When he graduated, he went to Cisco Junior College on a music scholarship, but the Vietnam War had begun, and Lambert decided to join the Navy. His father had served in the Navy in World War II.
“I always wanted to join the Navy,” he said. “I didn’t want to get drafted into the Army. I didn’t want to go to Vietnam.”
But after a year aboard a destroyer, he changed his mind and volunteered for Vietnam.
“I just wanted to,” he said. “Your views about things change. I wanted to do my part. On the ship I was on, we weren’t doing anything.”
So Lambert was sent to Vietnam, where he was on the River Patrol Force.
“That’s combat duty,” he said. “It wasn’t a lot of fun. When you are a kid, cowboys and Indians and war games are fun. I found out real quick it was not a game. It was a rude awakening. You learn a lot about how valuable life really is. Then it became counting the days until I could go home.”
After a year, he returned to Abilene and married a Cooper graduate, Linda Landers, who he met at his church, Edgemont Drive Baptist Church.
In 1972, his first child was born, and he decided to get out of that Navy. But after only six months of civilian life, he decided to re-enlist.
“I made more money not being in the Navy, but I just liked the Navy a lot better,” he said. “I had 10 times the amount of responsibility in the Navy That’s what I wanted to do.”
He ended up staying in the Navy for 26 years before retiring in 1993.
In 1978, a senior instructor gave him some advice that changed his life.
“He had been an ROTC instructor,” Lambert said. “He told me when you retire, this is what you’ve got to do. You get to mold these kids and teach them. You get to mold them into the future of our country, and you get to talk to them about the Navy every day, and you get paid for it. What a steal. I decided that’s what I wanted to do when I retire. He is the one that inspired me.”
So Lambert went to school in the evenings and on weekends to get a degree in vocational education.
Over the years, he moved all over the country, held a variety of positions and continued to get promotions. He taught at recruiting schools, spent time away on boats and even headed up a detachment during Operation Desert Storm.
But in 1993, he knew it was time to retire and start his goal of teaching ROTC.
“The Navy was going to expand the ROTC program, and Texas was going to get a lot of units,” he said.
Lambert taught ROTC at several schools before going to Uvalde, where he has been for the last 17 years.
Teaching ROTC has been even better than his mentor had described it.
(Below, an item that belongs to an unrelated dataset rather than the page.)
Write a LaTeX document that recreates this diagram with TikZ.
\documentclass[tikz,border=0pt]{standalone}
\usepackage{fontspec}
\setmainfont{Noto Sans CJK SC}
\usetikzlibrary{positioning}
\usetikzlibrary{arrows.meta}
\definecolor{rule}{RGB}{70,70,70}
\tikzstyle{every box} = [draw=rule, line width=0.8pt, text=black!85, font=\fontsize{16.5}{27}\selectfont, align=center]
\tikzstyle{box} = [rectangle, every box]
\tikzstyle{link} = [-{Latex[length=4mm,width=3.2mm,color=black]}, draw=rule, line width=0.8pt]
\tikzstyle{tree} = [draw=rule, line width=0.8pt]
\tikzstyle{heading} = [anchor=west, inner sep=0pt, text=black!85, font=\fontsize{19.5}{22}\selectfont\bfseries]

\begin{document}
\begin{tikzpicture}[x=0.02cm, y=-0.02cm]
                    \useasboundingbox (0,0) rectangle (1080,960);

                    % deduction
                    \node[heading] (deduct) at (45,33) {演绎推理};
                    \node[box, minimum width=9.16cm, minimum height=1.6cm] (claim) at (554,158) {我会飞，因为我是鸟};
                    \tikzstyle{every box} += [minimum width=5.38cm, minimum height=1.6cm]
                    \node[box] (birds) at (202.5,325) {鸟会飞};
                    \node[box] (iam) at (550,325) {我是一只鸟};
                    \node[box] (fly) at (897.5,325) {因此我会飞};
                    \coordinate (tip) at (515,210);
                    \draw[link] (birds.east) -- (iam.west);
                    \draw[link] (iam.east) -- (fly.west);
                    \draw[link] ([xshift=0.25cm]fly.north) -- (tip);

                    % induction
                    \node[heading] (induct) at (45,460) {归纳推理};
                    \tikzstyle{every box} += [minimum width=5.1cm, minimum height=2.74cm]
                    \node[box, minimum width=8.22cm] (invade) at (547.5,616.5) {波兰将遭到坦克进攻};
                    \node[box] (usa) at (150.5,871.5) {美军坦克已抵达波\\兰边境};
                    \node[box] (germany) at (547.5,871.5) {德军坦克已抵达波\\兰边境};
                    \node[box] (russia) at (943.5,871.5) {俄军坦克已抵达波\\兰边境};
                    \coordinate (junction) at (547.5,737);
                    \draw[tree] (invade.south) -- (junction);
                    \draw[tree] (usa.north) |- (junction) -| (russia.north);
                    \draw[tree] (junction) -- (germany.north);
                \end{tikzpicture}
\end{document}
“I like it even better than I thought I would,” he said. “What I like about it is what walks through my door every day and walks out every day. It’s about building positive relationships. I love what I do.”
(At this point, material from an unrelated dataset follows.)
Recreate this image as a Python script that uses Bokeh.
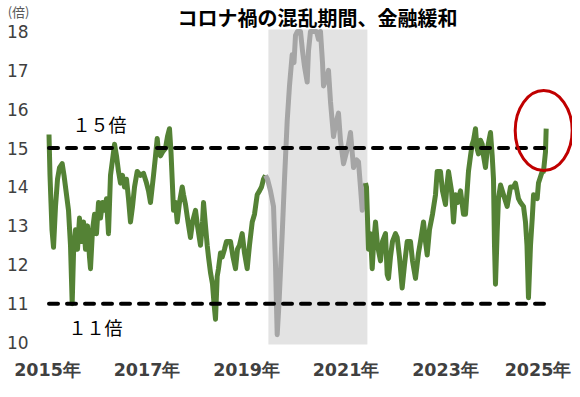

Lambert said his students come from all walks of life.
“You put them all together and teach them to work as a team,” he said. “Some of them will tell you that without this program they would not graduate from school. They don’t view this a s a class, they view it as a family.”
One student wrote on an end of year survey: “When I have a bad morning at home, I know that I can come to ROTC and Master Chief will make it better.”
Another wrote: “I’m a better person than I used to be.”
Lambert’s wife passed away in 2009 after 38 years of marriage. They had two children Michael and Wendy, and Wendy now coaches in Uvalde. Lambert has remarried and also has two stepchildren working at the school. Between the two of them, Lambert and his wife Rachel have 11 grandchildren.
Lambert knows that retirement from teaching is coming but he loves what he is doing too much to stop just yet.
“This is my 49th year to be wearing this uniform,” he said. “I love the Navy –always have.”